**Supplied records:**
*****

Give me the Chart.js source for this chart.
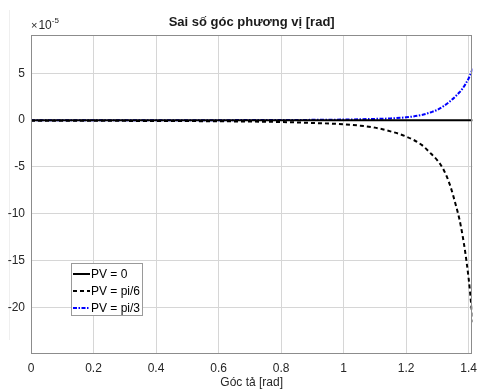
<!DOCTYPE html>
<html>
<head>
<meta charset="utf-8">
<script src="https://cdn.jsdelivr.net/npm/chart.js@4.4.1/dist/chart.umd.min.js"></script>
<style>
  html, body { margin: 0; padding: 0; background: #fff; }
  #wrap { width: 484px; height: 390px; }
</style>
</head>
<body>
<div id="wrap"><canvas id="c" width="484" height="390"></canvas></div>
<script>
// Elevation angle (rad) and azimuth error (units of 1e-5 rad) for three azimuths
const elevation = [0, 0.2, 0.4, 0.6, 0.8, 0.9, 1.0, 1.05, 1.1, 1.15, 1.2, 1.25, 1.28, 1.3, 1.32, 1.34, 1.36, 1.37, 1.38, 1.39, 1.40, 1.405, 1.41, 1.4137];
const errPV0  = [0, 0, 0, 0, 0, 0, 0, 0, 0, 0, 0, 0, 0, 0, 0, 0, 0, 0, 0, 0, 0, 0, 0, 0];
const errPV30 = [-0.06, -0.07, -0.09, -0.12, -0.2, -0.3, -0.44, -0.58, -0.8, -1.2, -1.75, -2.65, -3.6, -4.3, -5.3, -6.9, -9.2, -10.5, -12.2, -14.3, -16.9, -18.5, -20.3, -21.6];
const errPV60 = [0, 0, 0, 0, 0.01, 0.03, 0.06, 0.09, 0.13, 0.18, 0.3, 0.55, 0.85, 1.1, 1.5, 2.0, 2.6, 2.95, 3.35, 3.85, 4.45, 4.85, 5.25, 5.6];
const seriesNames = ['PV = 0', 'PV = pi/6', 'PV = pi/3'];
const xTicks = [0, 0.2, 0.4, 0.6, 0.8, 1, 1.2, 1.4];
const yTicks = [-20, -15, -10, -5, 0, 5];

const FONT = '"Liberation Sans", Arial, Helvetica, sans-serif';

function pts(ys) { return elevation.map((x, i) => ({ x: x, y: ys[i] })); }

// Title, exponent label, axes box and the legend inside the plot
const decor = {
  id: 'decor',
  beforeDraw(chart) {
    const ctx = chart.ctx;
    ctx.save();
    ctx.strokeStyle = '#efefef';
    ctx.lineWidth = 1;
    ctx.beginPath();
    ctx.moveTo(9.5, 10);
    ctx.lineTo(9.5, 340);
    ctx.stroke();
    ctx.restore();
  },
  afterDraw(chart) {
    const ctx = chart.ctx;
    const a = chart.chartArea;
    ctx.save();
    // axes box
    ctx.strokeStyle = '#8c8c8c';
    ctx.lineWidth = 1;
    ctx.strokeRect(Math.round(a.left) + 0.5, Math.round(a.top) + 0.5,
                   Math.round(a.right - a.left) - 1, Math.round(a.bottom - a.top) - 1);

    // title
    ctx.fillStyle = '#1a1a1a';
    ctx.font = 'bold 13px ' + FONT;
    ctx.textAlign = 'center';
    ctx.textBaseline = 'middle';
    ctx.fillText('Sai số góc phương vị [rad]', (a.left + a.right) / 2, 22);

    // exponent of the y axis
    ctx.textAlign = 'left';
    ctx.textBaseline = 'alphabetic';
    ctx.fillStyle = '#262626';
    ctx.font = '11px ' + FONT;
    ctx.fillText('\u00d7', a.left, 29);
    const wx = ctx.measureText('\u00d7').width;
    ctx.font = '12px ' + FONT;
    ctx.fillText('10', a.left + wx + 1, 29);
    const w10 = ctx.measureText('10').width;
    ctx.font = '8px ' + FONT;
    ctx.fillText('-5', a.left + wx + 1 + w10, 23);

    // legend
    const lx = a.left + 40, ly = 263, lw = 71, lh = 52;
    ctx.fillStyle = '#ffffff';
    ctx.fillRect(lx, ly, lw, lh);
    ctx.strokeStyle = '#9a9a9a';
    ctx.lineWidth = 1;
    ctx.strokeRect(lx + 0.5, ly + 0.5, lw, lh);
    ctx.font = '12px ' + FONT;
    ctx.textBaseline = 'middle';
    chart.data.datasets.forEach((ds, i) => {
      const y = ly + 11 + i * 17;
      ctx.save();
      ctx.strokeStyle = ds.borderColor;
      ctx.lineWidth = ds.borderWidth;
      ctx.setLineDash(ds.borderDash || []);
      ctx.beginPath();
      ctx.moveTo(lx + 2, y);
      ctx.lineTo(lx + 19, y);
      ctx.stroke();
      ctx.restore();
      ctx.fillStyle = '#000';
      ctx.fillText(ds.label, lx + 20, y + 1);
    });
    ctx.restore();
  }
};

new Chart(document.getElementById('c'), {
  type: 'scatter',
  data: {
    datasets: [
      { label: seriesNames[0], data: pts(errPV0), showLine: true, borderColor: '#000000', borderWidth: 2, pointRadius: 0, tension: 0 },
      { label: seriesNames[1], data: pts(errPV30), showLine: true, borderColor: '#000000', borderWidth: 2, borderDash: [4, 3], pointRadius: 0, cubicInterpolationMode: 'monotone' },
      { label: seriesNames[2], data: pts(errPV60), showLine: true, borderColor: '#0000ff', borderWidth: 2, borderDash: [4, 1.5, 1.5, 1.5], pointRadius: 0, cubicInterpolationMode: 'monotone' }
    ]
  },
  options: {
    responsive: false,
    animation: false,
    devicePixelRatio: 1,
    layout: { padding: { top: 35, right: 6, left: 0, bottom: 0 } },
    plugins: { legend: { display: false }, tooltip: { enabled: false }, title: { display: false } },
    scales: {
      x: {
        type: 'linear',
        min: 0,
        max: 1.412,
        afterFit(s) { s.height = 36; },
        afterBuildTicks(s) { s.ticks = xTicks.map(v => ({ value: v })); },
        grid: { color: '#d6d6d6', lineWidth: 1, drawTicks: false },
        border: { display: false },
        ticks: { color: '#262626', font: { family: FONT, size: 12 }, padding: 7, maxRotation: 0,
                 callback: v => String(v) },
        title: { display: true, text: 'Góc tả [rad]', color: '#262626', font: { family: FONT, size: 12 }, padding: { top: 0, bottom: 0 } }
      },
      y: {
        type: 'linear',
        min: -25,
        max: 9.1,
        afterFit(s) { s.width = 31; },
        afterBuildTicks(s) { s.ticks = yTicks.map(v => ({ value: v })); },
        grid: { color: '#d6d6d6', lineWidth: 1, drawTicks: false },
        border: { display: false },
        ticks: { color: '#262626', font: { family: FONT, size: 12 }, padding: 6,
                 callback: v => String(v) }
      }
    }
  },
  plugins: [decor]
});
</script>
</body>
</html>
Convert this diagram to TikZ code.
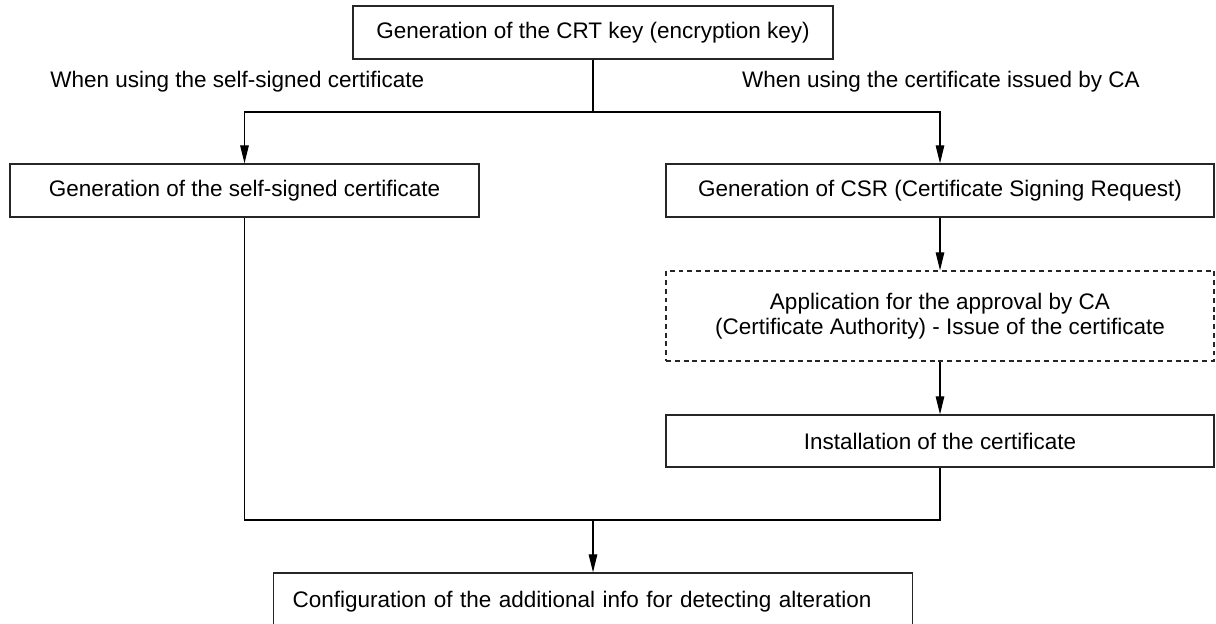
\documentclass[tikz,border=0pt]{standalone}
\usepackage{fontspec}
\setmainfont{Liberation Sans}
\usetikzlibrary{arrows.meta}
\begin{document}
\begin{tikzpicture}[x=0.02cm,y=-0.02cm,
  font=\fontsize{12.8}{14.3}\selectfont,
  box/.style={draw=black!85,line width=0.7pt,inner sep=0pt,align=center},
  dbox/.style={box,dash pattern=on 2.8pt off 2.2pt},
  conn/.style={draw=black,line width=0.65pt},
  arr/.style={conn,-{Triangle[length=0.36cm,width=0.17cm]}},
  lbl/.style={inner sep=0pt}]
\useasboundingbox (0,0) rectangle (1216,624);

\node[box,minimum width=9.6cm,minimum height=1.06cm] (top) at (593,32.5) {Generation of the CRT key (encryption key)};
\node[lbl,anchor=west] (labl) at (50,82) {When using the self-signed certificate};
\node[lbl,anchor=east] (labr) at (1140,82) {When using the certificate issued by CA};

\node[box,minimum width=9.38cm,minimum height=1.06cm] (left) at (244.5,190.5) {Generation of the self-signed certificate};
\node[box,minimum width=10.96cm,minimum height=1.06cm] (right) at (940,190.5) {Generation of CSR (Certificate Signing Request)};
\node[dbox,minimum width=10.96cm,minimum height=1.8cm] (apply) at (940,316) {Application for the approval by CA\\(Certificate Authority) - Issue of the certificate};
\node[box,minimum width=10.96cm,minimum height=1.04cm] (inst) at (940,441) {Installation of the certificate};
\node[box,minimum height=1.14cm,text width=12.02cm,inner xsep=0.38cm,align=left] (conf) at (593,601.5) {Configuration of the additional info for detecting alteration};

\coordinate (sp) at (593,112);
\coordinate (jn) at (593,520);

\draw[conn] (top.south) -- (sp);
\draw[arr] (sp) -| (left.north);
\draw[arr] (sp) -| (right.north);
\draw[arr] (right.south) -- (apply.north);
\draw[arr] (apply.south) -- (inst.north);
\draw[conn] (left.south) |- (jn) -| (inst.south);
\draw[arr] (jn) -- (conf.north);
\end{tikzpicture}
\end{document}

*****

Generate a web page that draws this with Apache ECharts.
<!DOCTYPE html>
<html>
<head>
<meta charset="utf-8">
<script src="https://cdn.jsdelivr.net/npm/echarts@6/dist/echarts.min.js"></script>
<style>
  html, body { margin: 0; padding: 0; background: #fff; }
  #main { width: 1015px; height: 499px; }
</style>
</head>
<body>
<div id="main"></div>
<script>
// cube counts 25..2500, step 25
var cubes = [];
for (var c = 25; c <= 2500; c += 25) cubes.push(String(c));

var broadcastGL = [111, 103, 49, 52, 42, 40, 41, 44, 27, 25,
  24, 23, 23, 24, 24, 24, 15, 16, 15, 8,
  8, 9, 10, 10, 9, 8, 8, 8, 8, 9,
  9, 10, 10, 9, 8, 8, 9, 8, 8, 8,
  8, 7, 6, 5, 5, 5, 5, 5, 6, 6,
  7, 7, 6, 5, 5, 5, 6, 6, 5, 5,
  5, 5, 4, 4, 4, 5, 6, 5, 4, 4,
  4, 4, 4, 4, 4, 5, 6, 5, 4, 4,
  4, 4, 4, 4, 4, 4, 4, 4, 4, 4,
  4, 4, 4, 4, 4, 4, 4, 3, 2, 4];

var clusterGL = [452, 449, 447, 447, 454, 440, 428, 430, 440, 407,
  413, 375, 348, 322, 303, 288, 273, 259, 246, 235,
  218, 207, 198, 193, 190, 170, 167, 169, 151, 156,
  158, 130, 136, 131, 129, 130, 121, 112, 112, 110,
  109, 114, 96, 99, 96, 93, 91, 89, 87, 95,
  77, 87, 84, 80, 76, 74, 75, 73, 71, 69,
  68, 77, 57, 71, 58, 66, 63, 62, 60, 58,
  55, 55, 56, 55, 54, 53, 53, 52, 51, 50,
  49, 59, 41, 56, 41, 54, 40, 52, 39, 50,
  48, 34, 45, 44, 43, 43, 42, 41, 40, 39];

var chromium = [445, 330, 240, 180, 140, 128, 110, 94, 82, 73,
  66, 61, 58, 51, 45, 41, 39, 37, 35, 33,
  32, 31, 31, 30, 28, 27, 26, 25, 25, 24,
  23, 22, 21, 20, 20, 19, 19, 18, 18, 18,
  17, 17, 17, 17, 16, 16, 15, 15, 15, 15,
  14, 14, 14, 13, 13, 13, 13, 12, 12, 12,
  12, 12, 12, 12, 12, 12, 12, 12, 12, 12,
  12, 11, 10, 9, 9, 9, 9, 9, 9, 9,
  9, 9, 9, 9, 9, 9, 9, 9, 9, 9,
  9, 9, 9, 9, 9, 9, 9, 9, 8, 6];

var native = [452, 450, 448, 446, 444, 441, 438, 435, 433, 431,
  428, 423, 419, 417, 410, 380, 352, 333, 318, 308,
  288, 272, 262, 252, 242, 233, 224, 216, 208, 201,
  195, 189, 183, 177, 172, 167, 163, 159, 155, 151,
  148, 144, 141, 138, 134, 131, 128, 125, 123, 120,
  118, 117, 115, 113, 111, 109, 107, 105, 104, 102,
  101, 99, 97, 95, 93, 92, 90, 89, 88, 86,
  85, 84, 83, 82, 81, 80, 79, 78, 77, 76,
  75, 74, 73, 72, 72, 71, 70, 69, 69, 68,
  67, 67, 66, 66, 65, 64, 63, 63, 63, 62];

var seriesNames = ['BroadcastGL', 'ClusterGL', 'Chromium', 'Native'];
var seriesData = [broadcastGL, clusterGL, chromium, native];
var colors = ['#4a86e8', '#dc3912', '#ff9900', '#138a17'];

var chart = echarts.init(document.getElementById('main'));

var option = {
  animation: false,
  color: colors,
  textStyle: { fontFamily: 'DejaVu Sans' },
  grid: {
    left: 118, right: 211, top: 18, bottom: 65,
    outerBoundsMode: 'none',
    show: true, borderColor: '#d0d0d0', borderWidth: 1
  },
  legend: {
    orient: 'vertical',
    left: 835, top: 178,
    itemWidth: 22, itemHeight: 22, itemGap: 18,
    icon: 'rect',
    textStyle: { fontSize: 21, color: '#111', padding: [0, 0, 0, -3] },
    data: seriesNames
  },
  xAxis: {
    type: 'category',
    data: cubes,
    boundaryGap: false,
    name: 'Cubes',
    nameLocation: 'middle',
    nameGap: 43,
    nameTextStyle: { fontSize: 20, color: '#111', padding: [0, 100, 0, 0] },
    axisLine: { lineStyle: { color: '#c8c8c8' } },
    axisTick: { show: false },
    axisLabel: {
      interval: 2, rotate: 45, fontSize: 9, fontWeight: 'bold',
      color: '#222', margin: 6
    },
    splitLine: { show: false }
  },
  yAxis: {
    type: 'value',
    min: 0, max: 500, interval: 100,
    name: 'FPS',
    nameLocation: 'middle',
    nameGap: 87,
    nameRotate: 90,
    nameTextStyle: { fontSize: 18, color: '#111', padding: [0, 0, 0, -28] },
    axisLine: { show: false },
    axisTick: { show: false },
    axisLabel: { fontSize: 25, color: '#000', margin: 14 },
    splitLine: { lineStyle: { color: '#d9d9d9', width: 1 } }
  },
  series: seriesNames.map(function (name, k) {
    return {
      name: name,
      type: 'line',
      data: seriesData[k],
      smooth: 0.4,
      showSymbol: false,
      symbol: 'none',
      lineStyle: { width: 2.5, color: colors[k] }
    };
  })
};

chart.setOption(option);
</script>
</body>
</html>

*****

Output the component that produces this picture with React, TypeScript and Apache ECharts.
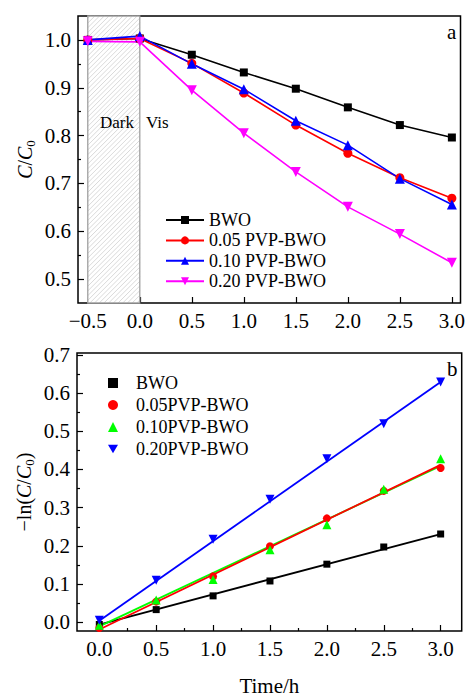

*****

**Stated exercise:**
Copy every line in the listing above where the string "with" turns up.

**Solution:**
Generate a web page that draws this with Apache ECharts.
Output the component that produces this picture with React, TypeScript and Apache ECharts.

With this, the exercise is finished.